_RECORDED DATA:_
↓
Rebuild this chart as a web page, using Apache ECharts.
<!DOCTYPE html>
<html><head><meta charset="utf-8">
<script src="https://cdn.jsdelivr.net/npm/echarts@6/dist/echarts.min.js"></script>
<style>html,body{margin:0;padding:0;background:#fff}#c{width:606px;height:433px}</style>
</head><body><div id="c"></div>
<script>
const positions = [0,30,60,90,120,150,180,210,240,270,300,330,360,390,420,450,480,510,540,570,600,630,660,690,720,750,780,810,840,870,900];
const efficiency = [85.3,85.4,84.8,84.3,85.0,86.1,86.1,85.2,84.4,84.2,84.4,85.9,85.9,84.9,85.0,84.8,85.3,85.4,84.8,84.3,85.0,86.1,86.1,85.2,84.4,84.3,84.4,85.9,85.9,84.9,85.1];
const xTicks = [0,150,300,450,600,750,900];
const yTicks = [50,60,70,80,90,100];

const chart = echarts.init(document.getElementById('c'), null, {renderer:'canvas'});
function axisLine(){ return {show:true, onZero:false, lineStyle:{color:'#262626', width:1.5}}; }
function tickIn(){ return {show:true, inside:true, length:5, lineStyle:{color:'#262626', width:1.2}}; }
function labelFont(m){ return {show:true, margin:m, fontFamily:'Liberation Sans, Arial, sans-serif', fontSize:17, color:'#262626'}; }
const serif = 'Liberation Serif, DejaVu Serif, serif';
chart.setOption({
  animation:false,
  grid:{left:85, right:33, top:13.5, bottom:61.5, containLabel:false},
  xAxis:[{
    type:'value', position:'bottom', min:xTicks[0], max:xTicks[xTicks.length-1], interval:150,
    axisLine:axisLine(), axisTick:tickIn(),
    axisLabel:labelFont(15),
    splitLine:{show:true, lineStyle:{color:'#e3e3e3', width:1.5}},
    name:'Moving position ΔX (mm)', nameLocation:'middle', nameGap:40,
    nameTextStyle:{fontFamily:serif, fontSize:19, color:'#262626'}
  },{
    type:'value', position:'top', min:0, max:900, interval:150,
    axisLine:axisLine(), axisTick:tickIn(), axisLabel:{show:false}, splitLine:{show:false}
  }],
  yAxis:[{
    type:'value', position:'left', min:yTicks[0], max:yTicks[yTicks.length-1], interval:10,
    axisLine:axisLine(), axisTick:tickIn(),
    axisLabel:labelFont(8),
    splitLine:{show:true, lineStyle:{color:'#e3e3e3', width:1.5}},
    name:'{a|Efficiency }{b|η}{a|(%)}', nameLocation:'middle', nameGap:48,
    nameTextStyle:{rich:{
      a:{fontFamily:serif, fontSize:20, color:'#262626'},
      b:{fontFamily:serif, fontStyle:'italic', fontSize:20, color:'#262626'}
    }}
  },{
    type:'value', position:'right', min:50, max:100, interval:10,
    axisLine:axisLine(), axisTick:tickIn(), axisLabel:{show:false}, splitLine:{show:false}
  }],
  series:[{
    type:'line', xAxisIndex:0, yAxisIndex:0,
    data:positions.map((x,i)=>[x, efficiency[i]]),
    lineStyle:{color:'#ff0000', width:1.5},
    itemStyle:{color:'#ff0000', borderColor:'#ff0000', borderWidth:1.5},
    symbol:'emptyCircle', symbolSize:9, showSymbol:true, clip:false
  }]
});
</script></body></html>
↑
↓
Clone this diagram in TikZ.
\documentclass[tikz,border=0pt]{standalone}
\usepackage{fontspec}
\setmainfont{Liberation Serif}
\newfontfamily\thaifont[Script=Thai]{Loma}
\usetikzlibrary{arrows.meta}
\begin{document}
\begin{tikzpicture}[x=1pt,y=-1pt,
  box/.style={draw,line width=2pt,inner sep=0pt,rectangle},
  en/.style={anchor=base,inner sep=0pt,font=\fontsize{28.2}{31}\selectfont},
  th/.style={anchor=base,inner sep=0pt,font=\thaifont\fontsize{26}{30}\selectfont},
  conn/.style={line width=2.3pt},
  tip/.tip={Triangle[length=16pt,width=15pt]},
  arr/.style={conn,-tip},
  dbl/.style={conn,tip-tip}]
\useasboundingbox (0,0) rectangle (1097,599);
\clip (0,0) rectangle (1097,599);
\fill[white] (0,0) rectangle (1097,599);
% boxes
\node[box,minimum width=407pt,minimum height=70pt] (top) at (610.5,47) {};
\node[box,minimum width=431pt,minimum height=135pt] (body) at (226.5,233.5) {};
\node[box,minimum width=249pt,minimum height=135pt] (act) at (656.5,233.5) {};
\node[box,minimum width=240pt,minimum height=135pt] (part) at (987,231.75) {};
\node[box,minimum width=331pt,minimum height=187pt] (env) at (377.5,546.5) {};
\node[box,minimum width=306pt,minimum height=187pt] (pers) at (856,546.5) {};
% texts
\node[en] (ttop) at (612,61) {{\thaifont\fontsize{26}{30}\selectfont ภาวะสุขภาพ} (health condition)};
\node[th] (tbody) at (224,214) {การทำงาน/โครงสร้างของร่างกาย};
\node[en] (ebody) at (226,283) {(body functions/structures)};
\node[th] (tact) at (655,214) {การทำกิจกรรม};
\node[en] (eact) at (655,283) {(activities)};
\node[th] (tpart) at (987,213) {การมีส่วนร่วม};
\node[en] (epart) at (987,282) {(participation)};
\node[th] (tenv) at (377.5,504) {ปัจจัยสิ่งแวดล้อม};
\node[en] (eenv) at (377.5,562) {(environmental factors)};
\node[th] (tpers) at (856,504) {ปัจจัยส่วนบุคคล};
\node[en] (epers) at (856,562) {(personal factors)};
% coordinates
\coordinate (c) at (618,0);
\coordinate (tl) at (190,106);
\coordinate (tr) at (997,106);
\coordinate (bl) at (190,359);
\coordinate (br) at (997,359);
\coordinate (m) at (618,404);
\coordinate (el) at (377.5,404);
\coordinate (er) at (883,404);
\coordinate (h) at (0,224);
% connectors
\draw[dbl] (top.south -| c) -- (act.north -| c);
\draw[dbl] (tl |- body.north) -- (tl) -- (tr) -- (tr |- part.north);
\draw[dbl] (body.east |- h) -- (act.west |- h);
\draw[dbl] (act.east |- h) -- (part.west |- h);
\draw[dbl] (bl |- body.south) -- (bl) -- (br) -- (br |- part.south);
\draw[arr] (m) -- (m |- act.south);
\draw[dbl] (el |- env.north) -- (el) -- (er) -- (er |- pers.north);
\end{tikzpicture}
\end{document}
↑
↓
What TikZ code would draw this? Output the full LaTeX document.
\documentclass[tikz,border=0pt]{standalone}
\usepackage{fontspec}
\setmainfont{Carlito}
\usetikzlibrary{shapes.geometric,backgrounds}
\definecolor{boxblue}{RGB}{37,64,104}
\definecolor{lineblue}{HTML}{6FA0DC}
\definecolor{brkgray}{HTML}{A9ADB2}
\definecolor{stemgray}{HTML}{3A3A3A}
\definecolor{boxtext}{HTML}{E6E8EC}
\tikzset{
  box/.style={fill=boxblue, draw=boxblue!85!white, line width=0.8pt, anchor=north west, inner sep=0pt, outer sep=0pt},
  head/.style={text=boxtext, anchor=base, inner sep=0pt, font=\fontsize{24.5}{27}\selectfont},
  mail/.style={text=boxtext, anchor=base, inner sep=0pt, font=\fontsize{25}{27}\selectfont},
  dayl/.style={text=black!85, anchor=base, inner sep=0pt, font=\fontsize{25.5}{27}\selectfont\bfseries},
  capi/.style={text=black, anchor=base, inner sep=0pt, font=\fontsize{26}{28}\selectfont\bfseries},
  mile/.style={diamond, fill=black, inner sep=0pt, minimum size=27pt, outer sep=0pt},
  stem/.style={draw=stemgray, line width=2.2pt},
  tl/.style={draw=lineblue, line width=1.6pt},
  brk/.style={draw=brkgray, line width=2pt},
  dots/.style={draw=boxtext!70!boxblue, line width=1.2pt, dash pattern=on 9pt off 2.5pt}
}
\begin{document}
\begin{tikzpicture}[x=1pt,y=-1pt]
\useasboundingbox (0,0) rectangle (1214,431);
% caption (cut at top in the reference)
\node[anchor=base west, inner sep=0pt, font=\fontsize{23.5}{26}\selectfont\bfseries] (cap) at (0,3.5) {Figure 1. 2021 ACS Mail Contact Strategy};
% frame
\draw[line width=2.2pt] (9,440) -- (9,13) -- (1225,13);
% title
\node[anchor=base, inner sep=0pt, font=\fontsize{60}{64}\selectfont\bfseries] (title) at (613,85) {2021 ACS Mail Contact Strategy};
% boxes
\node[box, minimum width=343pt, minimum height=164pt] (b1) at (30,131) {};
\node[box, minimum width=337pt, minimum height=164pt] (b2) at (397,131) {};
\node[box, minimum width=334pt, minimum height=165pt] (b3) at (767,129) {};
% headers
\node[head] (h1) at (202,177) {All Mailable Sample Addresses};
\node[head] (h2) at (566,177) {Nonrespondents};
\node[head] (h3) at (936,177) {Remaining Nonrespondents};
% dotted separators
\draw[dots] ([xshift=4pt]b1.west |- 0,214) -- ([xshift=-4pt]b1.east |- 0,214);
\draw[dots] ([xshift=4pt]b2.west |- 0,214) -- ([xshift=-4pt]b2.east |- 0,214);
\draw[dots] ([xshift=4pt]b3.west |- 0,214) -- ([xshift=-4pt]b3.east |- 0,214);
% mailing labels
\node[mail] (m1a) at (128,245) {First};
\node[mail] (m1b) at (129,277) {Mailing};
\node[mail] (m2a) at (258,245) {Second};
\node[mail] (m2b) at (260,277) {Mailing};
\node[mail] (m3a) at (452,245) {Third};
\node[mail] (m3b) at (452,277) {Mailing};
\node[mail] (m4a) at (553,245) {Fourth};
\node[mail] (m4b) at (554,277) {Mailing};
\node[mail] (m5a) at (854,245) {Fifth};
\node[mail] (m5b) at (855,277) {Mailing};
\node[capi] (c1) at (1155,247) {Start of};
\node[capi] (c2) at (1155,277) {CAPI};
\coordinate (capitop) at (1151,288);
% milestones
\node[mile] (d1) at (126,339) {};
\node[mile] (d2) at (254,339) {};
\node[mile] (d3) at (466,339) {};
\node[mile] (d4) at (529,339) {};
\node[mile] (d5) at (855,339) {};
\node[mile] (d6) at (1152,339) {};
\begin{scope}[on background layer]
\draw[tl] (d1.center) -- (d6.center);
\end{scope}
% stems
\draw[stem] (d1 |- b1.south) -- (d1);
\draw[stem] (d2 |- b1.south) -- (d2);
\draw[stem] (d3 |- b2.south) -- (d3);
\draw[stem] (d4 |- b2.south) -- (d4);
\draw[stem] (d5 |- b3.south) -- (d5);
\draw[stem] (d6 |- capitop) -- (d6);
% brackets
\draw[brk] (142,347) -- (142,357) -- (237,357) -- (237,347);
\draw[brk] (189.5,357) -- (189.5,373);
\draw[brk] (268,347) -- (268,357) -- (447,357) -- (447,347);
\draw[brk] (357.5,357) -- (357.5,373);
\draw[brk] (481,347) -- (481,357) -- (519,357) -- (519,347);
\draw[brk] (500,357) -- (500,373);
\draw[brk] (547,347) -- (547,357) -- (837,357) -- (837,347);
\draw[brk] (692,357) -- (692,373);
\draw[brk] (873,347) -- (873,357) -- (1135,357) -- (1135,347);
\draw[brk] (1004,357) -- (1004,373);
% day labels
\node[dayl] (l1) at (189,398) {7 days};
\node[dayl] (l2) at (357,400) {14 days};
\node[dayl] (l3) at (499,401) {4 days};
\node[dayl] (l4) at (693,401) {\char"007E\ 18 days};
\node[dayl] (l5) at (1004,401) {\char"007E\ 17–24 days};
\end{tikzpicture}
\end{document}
↑
_EXERCISE REQUIREMENTS:_ Return exactly, and only, the lines from the one containing "Rebuild this chart" down to the one containing "const yTicks = [50,60,70,80,90,100];", with both of those lines included.

_RESULT FOR THIS EXERCISE:_
Rebuild this chart as a web page, using Apache ECharts.
<!DOCTYPE html>
<html><head><meta charset="utf-8">
<script src="https://cdn.jsdelivr.net/npm/echarts@6/dist/echarts.min.js"></script>
<style>html,body{margin:0;padding:0;background:#fff}#c{width:606px;height:433px}</style>
</head><body><div id="c"></div>
<script>
const positions = [0,30,60,90,120,150,180,210,240,270,300,330,360,390,420,450,480,510,540,570,600,630,660,690,720,750,780,810,840,870,900];
const efficiency = [85.3,85.4,84.8,84.3,85.0,86.1,86.1,85.2,84.4,84.2,84.4,85.9,85.9,84.9,85.0,84.8,85.3,85.4,84.8,84.3,85.0,86.1,86.1,85.2,84.4,84.3,84.4,85.9,85.9,84.9,85.1];
const xTicks = [0,150,300,450,600,750,900];
const yTicks = [50,60,70,80,90,100];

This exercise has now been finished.